Hospice alters the emotional order in ways I never anticipated. Grief no longer waits for death; it arrives early and without ceremony, reshaping the landscape of each day. The hours become an uneven mixture of gratitude and sorrow, a daily choreography in which tenderness and despair take turns leading. To sit beside someone you love as they slowly recede is to inhabit two realities at once. You care for a living body while grieving the person already slipping from reach. This dissonance exhausts you in ways that naming alone cannot relieve. And so, when the emotional weight begins to compress the chest, you look instinctively for the smallest openings. For me, those are moments of humor, absurdity, or surprise that allow you to breathe.

It was in that state that I found myself returning again and again to an engraving from 1774, The Most Effectual Method of Recovering a Drowned Person. At first glance, it is a piece of comic grotesque: a limp figure stretched on a riverbank while earnest men attempt resuscitation through the rather spectacular method of blowing tobacco smoke, rectally, into the body. The scene is almost slapstick in its composition: a dramatic river, a twisted tree, and a group of well-meaning men performing a procedure that appears as outlandish as it is invasive. Yet the more I sat with it, the more it offered a strangely appropriate form of comfort. Its absurdity functioned as a release valve, giving me permission to laugh without guilt while navigating the emotional terrain of hospice care.

The humor makes more sense within its historical frame. In eighteenth-century Europe, sudden death was a persistent cultural anxiety, particularly drowning which claimed thousands of lives annually in rapidly expanding cities. The Royal Humane Society, newly formed, promoted resuscitation techniques with evangelical fervor, including the now-infamous tobacco-smoke enema. The printmakers of London seized on this moment with a blend of satire and social commentary. Prints like this one exposed the line between scientific advancement and public desperation, mocking the earnestness of men who wanted so badly to conquer mortality that they embraced any method promising even a sliver of hope.

What strikes me now is how sincerely these figures seem to believe in what they’re doing. Their technique may be laughable, but their desire to save a life is not. The satire targets the method, not the yearning. That distinction matters, because caregiving, whether in 1774 or now, is always an act caught between limited tools and limitless love.

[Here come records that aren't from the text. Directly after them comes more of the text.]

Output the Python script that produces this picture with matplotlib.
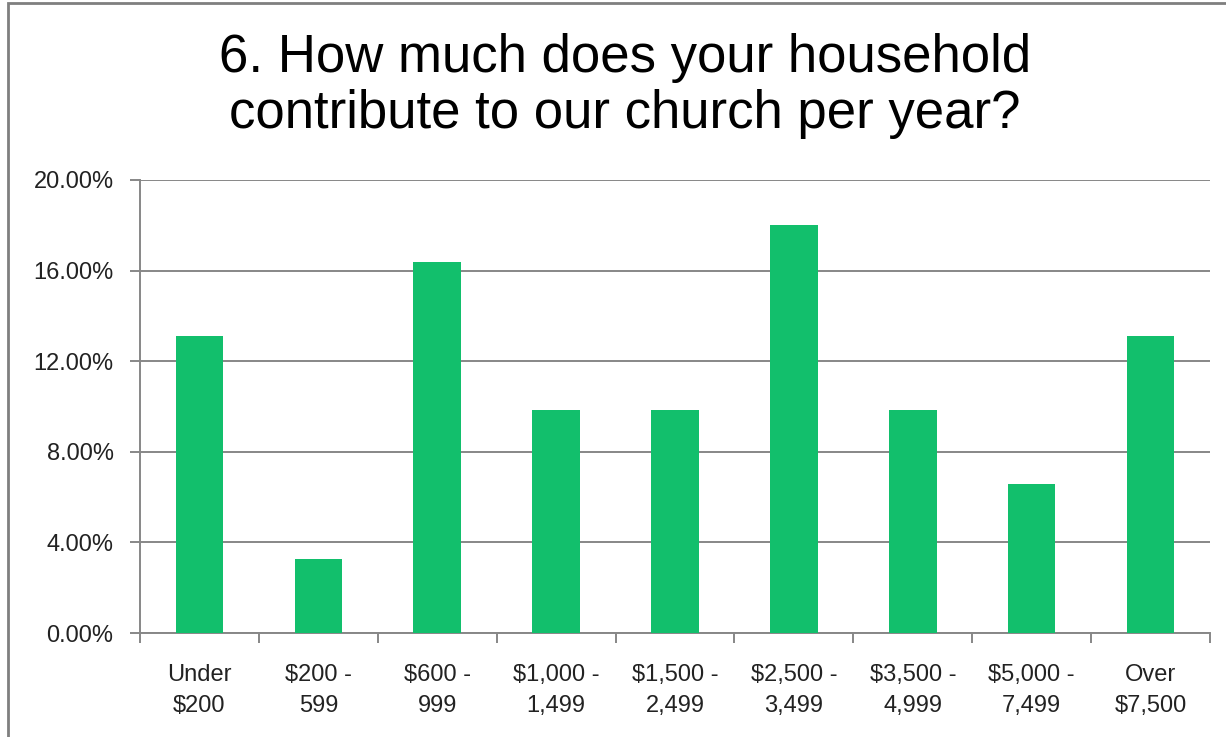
"""
Survey chart: yearly household contribution to the church
"""

import matplotlib.pyplot as plt
from matplotlib.patches import Rectangle
from matplotlib.ticker import FuncFormatter, MultipleLocator

# data
categories = ['Under\n$200', '$200 -\n599', '$600 -\n999', '$1,000 -\n1,499',
              '$1,500 -\n2,499', '$2,500 -\n3,499', '$3,500 -\n4,999',
              '$5,000 -\n7,499', 'Over\n$7,500']
percentages = [13.11, 3.28, 16.39, 9.84, 9.84, 18.03, 9.84, 6.56, 13.11]
title = '6. How much does your household\ncontribute to our church per year?'

bar_color = '#12BF6C'
grid_color = '#878787'

plt.rcParams['font.family'] = ['Liberation Sans', 'DejaVu Sans']

fig = plt.figure(figsize=(12.26, 7.37), dpi=100)
ax = fig.add_axes([140 / 1226, 1 - 633 / 737, 1070 / 1226, 453 / 737])

x = range(len(categories))
ax.bar(x, percentages, width=0.4, color=bar_color, zorder=3)

ax.set_xlim(-0.5, len(categories) - 0.5)
ax.set_ylim(0, 20)
ax.yaxis.set_major_locator(MultipleLocator(4))
ax.yaxis.set_major_formatter(FuncFormatter(lambda v, p: f'{v:.2f}%'))
ax.grid(axis='y', color=grid_color, linewidth=1.4, zorder=0)

# category labels at centres, tick marks at boundaries
ax.set_xticks(list(x))
ax.set_xticklabels(categories, fontsize=17, linespacing=1.55, color='#222222')
ax.tick_params(axis='x', length=0, pad=22)
ax.set_xticks([i - 0.5 for i in range(len(categories) + 1)], minor=True)
ax.tick_params(axis='x', which='minor', length=7, width=1.4, color=grid_color)
ax.tick_params(axis='y', length=7, width=1.4, color=grid_color, labelsize=17,
               labelcolor='#222222', pad=12)

for side in ['top', 'right']:
    ax.spines[side].set_visible(False)
for side in ['left', 'bottom']:
    ax.spines[side].set_color(grid_color)
    ax.spines[side].set_linewidth(1.4)

fig.text(625 / 1226, 1 - 33 / 737, title, ha='center', va='top',
         fontsize=38, linespacing=1.16)

# outer chart border (left and top only visible)
fig.patches.append(Rectangle((8 / 1226, -0.01), 1.05, 1 - 3 / 737 + 0.01,
                             transform=fig.transFigure, fill=False,
                             edgecolor='#7f7f7f', linewidth=2))

fig.savefig('out.png', dpi=100, facecolor='white')
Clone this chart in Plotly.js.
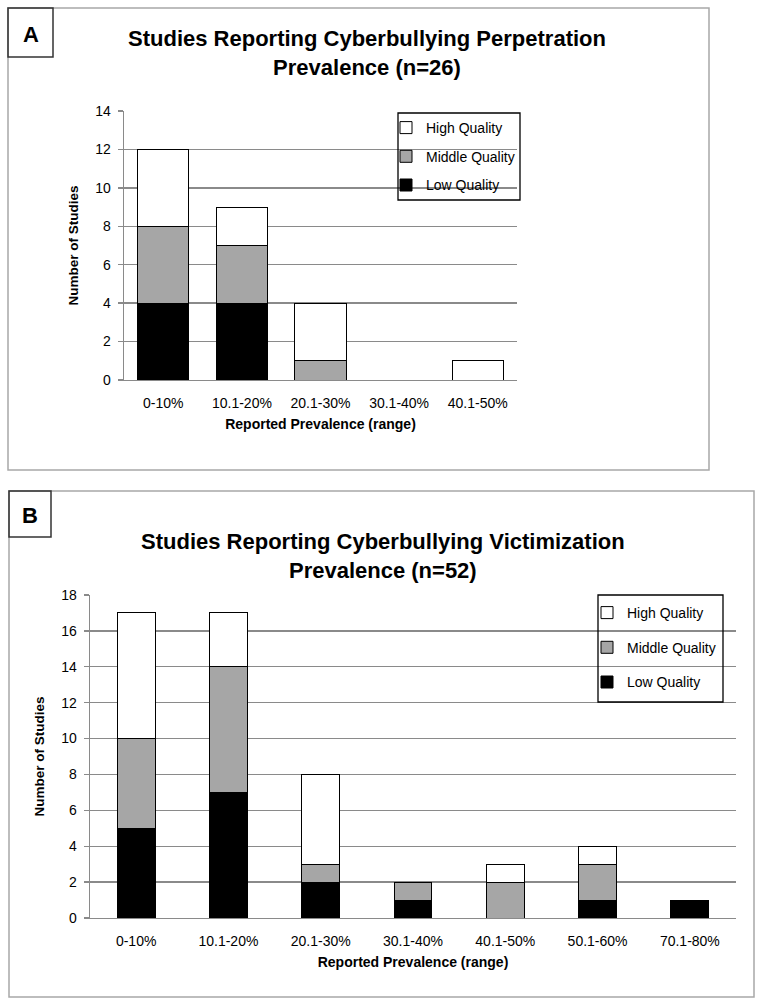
<!DOCTYPE html>
<html><head><meta charset="utf-8">
<script src="https://cdn.plot.ly/plotly-3.0.1.min.js"></script>
<style>html,body{margin:0;padding:0;background:#fff}#chart{width:764px;height:1003px}</style>
</head><body><div id="chart"></div>
<script>
// ---- data ----
const categoriesA = ['0-10%', '10.1-20%', '20.1-30%', '30.1-40%', '40.1-50%'];
const lowA = [4, 4, 0, 0, 0];
const middleA = [4, 3, 1, 0, 0];
const highA = [4, 2, 3, 0, 1];

const categoriesB = ['0-10%', '10.1-20%', '20.1-30%', '30.1-40%', '40.1-50%', '50.1-60%', '70.1-80%'];
const lowB = [5, 7, 2, 1, 0, 1, 1];
const middleB = [5, 7, 1, 1, 2, 2, 0];
const highB = [7, 3, 5, 0, 1, 1, 0];

const seriesNames = ['Low Quality', 'Middle Quality', 'High Quality'];
const yTicksA = [0, 2, 4, 6, 8, 10, 12, 14];
const yTicksB = [0, 2, 4, 6, 8, 10, 12, 14, 16, 18];
const titleA = 'Studies Reporting Cyberbullying Perpetration<br>Prevalence (n=26)';
const titleB = 'Studies Reporting Cyberbullying Victimization<br>Prevalence (n=52)';
const xTitle = 'Reported Prevalence (range)';
const yTitle = 'Number of Studies';

// ---- styling helpers ----
const W = 764, H = 1003;
const fx = x => x / W;
const fy = y => 1 - y / H;
const FONT = 'Liberation Sans, Arial, sans-serif';
const fills = ['#000000', '#a6a6a6', '#ffffff'];
const ranks = [3, 2, 1];
const GRID = '#8a8a8a';

const seriesA = [lowA, middleA, highA];
const seriesB = [lowB, middleB, highB];
const traces = [];
seriesA.forEach((vals, i) => traces.push({
  type: 'bar', name: seriesNames[i], x: categoriesA, y: vals,
  xaxis: 'x', yaxis: 'y', legend: 'legend', legendgroup: 'a' + i, legendrank: ranks[i],
  width: 0.65, marker: {color: fills[i], line: {color: '#000', width: 1}},
  hoverinfo: 'skip'
}));
seriesB.forEach((vals, i) => traces.push({
  type: 'bar', name: seriesNames[i], x: categoriesB, y: vals,
  xaxis: 'x2', yaxis: 'y2', legend: 'legend2', legendgroup: 'b' + i, legendrank: ranks[i],
  width: 0.41, marker: {color: fills[i], line: {color: '#000', width: 1}},
  hoverinfo: 'skip'
}));

const tickFont = {family: FONT, size: 14, color: '#000'};
const xAxisCommon = {
  type: 'category', showgrid: false, zeroline: false, showline: true,
  linecolor: GRID, linewidth: 1.3, ticks: '', tickfont: tickFont,
  ticklabelstandoff: 10, automargin: false, fixedrange: true
};
const yAxisCommon = {
  showgrid: true, gridcolor: GRID, gridwidth: 1.3, zeroline: false,
  showline: true, linecolor: GRID, linewidth: 1.3, ticks: 'outside',
  ticklen: 5, tickcolor: GRID, tickwidth: 1.3, tickfont: tickFont,
  ticklabelstandoff: 4, automargin: false, fixedrange: true
};

const layout = {
  width: W, height: H,
  margin: {l: 0, r: 0, t: 0, b: 0},
  paper_bgcolor: '#fff', plot_bgcolor: 'rgba(0,0,0,0)',
  barmode: 'stack',
  showlegend: true,
  font: {family: FONT, color: '#000'},
  xaxis: Object.assign({}, xAxisCommon, {
    domain: [fx(124), fx(517)], anchor: 'y',
    title: {text: xTitle, font: {family: FONT, size: 14, weight: 'bold'}, standoff: 9}
  }),
  yaxis: Object.assign({}, yAxisCommon, {
    domain: [fy(380), fy(111)], anchor: 'x', range: [0, 14],
    tickvals: yTicksA,
    title: {text: yTitle, font: {family: FONT, size: 13.5, weight: 'bold'}, standoff: 13}
  }),
  xaxis2: Object.assign({}, xAxisCommon, {
    domain: [fx(90), fx(736)], anchor: 'y2',
    title: {text: xTitle, font: {family: FONT, size: 14, weight: 'bold'}, standoff: 9}
  }),
  yaxis2: Object.assign({}, yAxisCommon, {
    domain: [fy(918), fy(595)], anchor: 'x2', range: [0, 18],
    tickvals: yTicksB,
    title: {text: yTitle, font: {family: FONT, size: 13.5, weight: 'bold'}, standoff: 13}
  }),
  legend: {
    x: fx(386), y: fy(112), xanchor: 'left', yanchor: 'top',
    bgcolor: 'rgba(0,0,0,0)', borderwidth: 0,
    font: {family: FONT, size: 14, color: '#000'},
    traceorder: 'grouped', tracegroupgap: 7.5
  },
  legend2: {
    x: fx(587), y: fy(597), xanchor: 'left', yanchor: 'top',
    bgcolor: 'rgba(0,0,0,0)', borderwidth: 0,
    font: {family: FONT, size: 14, color: '#000'},
    traceorder: 'grouped', tracegroupgap: 13.5
  },
  shapes: [
    // panel A frame and label box
    {type: 'rect', xref: 'paper', yref: 'paper', x0: fx(8), x1: fx(709), y0: fy(470), y1: fy(8), line: {color: '#a8a8a8', width: 1.5}},
    {type: 'rect', xref: 'paper', yref: 'paper', x0: fx(8), x1: fx(53), y0: fy(57), y1: fy(8), line: {color: '#333', width: 1.5}},
    {type: 'rect', xref: 'paper', yref: 'paper', x0: fx(398), x1: fx(520), y0: fy(200), y1: fy(113), line: {color: '#000', width: 1.3}},
    // panel B frame and label box
    {type: 'rect', xref: 'paper', yref: 'paper', x0: fx(9), x1: fx(754), y0: fy(997), y1: fy(491), line: {color: '#a8a8a8', width: 1.5}},
    {type: 'rect', xref: 'paper', yref: 'paper', x0: fx(9), x1: fx(51), y0: fy(537), y1: fy(491), line: {color: '#333', width: 1.5}},
    {type: 'rect', xref: 'paper', yref: 'paper', x0: fx(598), x1: fx(723), y0: fy(702), y1: fy(595), line: {color: '#000', width: 1.3}}
  ],
  annotations: [
    {text: 'A', xref: 'paper', yref: 'paper', x: fx(31), y: fy(34), xanchor: 'center', yanchor: 'middle', showarrow: false, font: {family: FONT, size: 22, weight: 'bold', color: '#000'}},
    {text: 'B', xref: 'paper', yref: 'paper', x: fx(30), y: fy(515), xanchor: 'center', yanchor: 'middle', showarrow: false, font: {family: FONT, size: 22, weight: 'bold', color: '#000'}},
    {text: titleA, xref: 'paper', yref: 'paper', x: fx(367), y: fy(53), xanchor: 'center', yanchor: 'middle', showarrow: false, align: 'center', font: {family: FONT, size: 22, weight: 'bold', color: '#000'}},
    {text: titleB, xref: 'paper', yref: 'paper', x: fx(383), y: fy(556), xanchor: 'center', yanchor: 'middle', showarrow: false, align: 'center', font: {family: FONT, size: 22, weight: 'bold', color: '#000'}}
  ]
};

Plotly.newPlot('chart', traces, layout, {displayModeBar: false, staticPlot: true});
</script>
</body></html>
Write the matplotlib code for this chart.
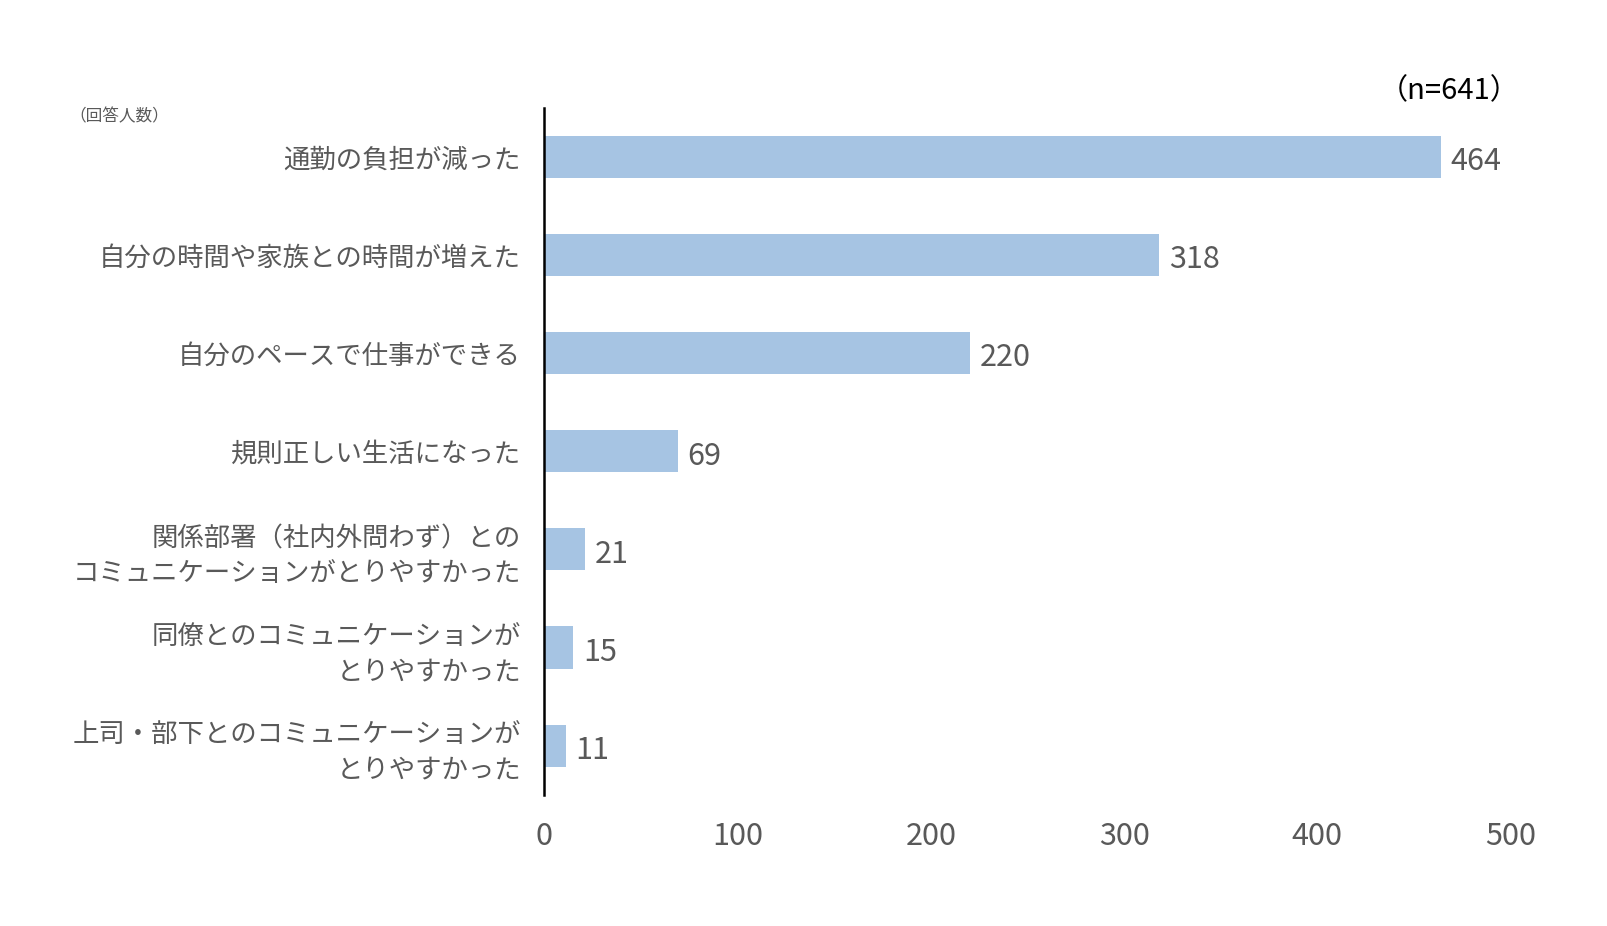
import matplotlib
matplotlib.use("Agg")
import matplotlib.pyplot as plt

plt.rcParams['font.family'] = ['Noto Sans CJK JP', 'DejaVu Sans']

# data
labels = [
    "通勤の負担が減った",
    "自分の時間や家族との時間が増えた",
    "自分のペースで仕事ができる",
    "規則正しい生活になった",
    "関係部署（社内外問わず）との\nコミュニケーションがとりやすかった",
    "同僚とのコミュニケーションが\nとりやすかった",
    "上司・部下とのコミュニケーションが\nとりやすかった",
]
counts = [464, 318, 220, 69, 21, 15, 11]
xticks = [0, 100, 200, 300, 400, 500]

grey = "#595959"
fig = plt.figure(figsize=(16.08, 9.26), dpi=100)
ax = fig.add_axes([0.3386, 0.1417, 0.6008, 0.742])

pos = list(range(len(labels)))
ax.barh(pos, counts, height=0.43, color="#A6C4E3")
ax.set_xlim(0, 500)
ax.set_ylim(6.5, -0.5)

for y, v in zip(pos, counts):
    ax.annotate(str(v), (v, y), xytext=(7, -1), textcoords="offset points",
                ha="left", va="center_baseline", fontsize=22, color=grey)

ax.set_yticks(pos)
ax.set_yticklabels(labels, fontsize=19, color=grey, linespacing=1.36)
ax.set_xticks(xticks)
ax.set_xticklabels([str(t) for t in xticks], fontsize=22, color=grey)
ax.tick_params(axis="y", length=0, pad=17)
ax.tick_params(axis="x", length=0, pad=19)

for s in ["top", "right", "bottom"]:
    ax.spines[s].set_visible(False)
ax.spines["left"].set_linewidth(1.8)
ax.spines["left"].set_color("black")

fig.text(0.945, 0.901, "（n=641）", ha="right", va="center", fontsize=21, color="black")
fig.text(0.043, 0.874, "（回答人数）", ha="left", va="center", fontsize=12, color=grey)

fig.savefig("out.png", dpi=100)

Psychologists describe hospice-era mourning as ambiguous loss. It is a grief without closure, a sorrow without finality. Pauline Boss writes that ambiguous loss “freezes the grief process,” leaving the bereaved suspended between hope and resignation. That is exactly how these days feel. I cannot fully mourn my grandmother while she is still breathing, and I cannot fully celebrate the time remaining because each breath feels borrowed. The mind oscillates between presence and anticipatory absence. Every kindness becomes both a gift and a farewell.

It reminds me of another moment in my life when grief and humor collided in unexpected harmony. When my grandfather, her husband, died in 2002, the sorrow was overwhelming. It was raw, unmediated, and immediate. After the funeral, heavy with exhaustion and the ache of such a sudden goodbye, my brother, my friends, and I went to the movies simply because we needed somewhere to put our emotions. Austin Powers in Goldmember was playing. We sat in that darkened theater and laughed harder than felt reasonable. Tears and laughter blended into something cathartic. It was grief’s tension easing through ridiculousness. I didn’t understand it then, but I felt its truth: the body reaches for humor when sorrow becomes uncontainable.

Now, as I sit beside my grandmother, listening to the irregular rhythm of her breathing, I feel that familiar collision once more. My days are spent adjusting blankets, moistening lips, repositioning pillows. All tasks that carry the quiet solemnity of ritual, not cure. These actions do not repair the body; instead, they honor it. Care becomes a gesture of devotion in the face of irreversibility. And in the midst of this devotion, humor becomes a companion. Humor becomes an acknowledgment that the emotional experience of dying is too heavy to carry without moments of levity.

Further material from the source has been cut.